Erstmals gedachte in diesem Jahr auch der Bundestag verfolgter Homosexueller. Gorath wurde seit 1934 mehrfach nach dem berüchtigten Paragrafen 175 verurteilt, landete im Zuchthaus, später in mehreren KZs. Er überlebte, nur um 1946 erneut verurteilt zu werden – von demselben Richter, der ihn schon zur NS-Zeit verurteilte. „Regime kommen und gehen – Vorurteile, mithin tödliche Vorurteile, aber bleiben“, so Kosbab. Sie schätze sehr das Engagement des Städtischen Gymnasiums, sich als Schule mit Courage und Schule ohne Rassismus immer und immer wieder mit den Freiheitsrechten zu beschäftigen „und den vielen Milieus unserer bunten Gesellschaft Aufmerksamkeit zu schenken.“
Größte Opfergruppe, die dem nationalsozialistischen Wahn zum Opfer fiel, waren die europäischen Jüdinnen und Juden. Sechs Millionen starben in den Vernichtungslagern, immer nach langem Leidesweg mit vorhergegangener Entrechtung und Demütigung. „In Deutschland weiß man viel über jüdisches Sterben, aber wenig über jüdisches Leben“, zitierte die Erste Beigeordnete den israelischen Künstler Ariel Efraim Ashbel. Angst, etwas im Umgang mit dem Judentum falsch zu machen, lasse sich durch Begegnungen überwinden. Kosbab sprach die Einladung des Vorsitzenden der Jüdischen Gemeinde Münster aus, sich durch Gemeindezentrum und Synagoge führen zu lassen, und mehr über den Alltag von Jüdinnen und Juden heute zu erfahren.
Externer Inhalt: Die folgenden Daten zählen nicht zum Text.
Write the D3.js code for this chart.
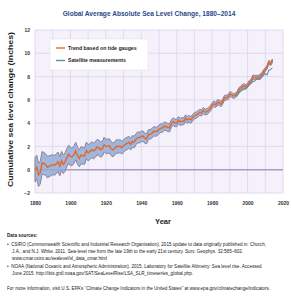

Der 27. Januar ist der „Tag des Gedenkens an die Opfer des Nationalsozialismus“. Weltweit erinnern Menschen an die Opfer der NS-Diktatur sowie an jene, die Widerstand leisteten und NS-Verfolgte schützten. Am 27. Januar jährt sich der Tag, an dem die Rote Armee 1945 die Vernichtungs- und Konzentrationslager in Auschwitz befreite.